Thanks to the great diversity of acrylic paints, you can achieve some remarkable artistic effects with them. One example of this diversity is how they differ in paint content.

  • Matt paints do not have a shiny finish, and create a opaque, homogeneous layer after drying.
  • Glossy paints create a bright, gleaming surface. This gleam can either be soft and silky, or glossy and like a mirror – it depends on the degree of gloss.
  • Fluorescent paints contain a special pigment that glows in the dark. Once the surface has been painted, the sun’s rays must fall on it.
  • Pearlescent paints create a surface that refracts light like a real pearl would, as their ingredients include a pigment that reflects light.
  •  Metallic paints imitate the luster of metal, as they contain a pigment made of aluminium powder.
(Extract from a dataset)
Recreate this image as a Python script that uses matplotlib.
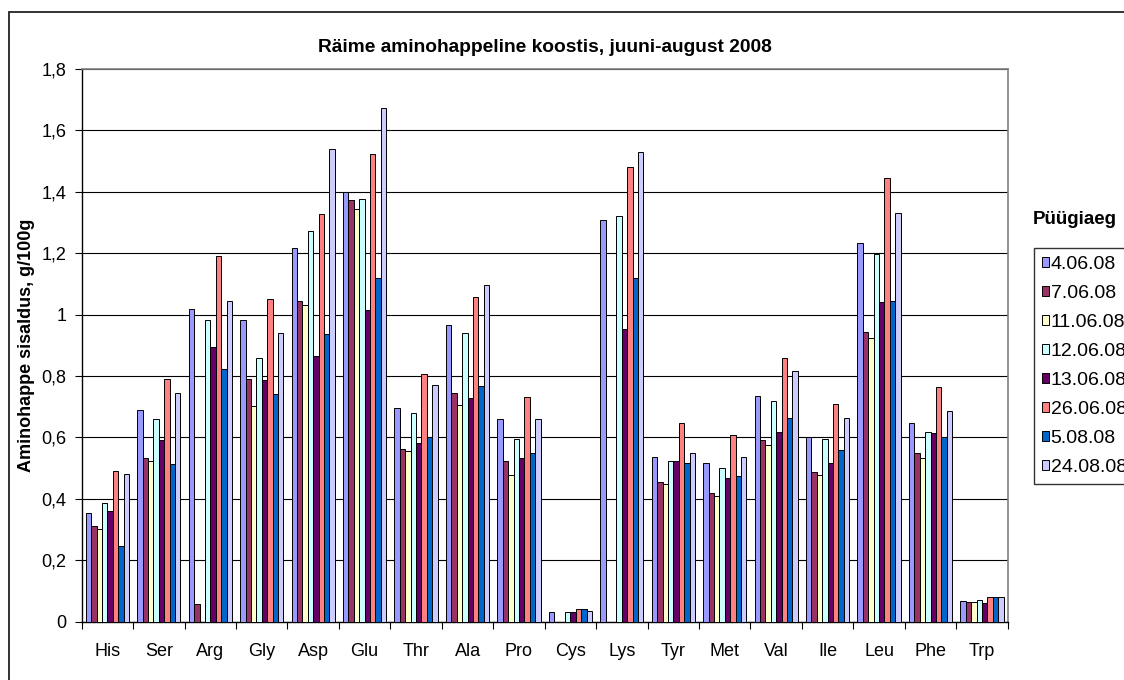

Acrylic paints can be purchased in tubes or in pots. The paints in tubes are thicker and more viscous; this form of container is suitable for the impasto technique, whereby artists paint in thick, textured strokes. The acrylic paints that come in pots are runnier. They are suitable for filling in large areas and are easier to dilute.

As stated above, they can be used to paint on absolutely anything, but if you are a beginner, it’s best to use a paper canvas on a card background, which has similar properties to a canvas placed in a stretcher bar.

Which paintbrushes should you use when painting with acrylics?

It’s best to use the following types of paintbrush when painting with acrylics:

  • brushes with artificial hair (synthetic ones),
  • bristle brushes;
  • the hardness of the hair should be medium or high.

Soft, natural brushes are not suitable, as acrylic paint is quite heavy, and the brushstrokes will end up looking shapeless and being different sizes, as it will be hard to control them. We recommend having four thick, round brushes of different thicknesses in your arsenal, and also a palette knife.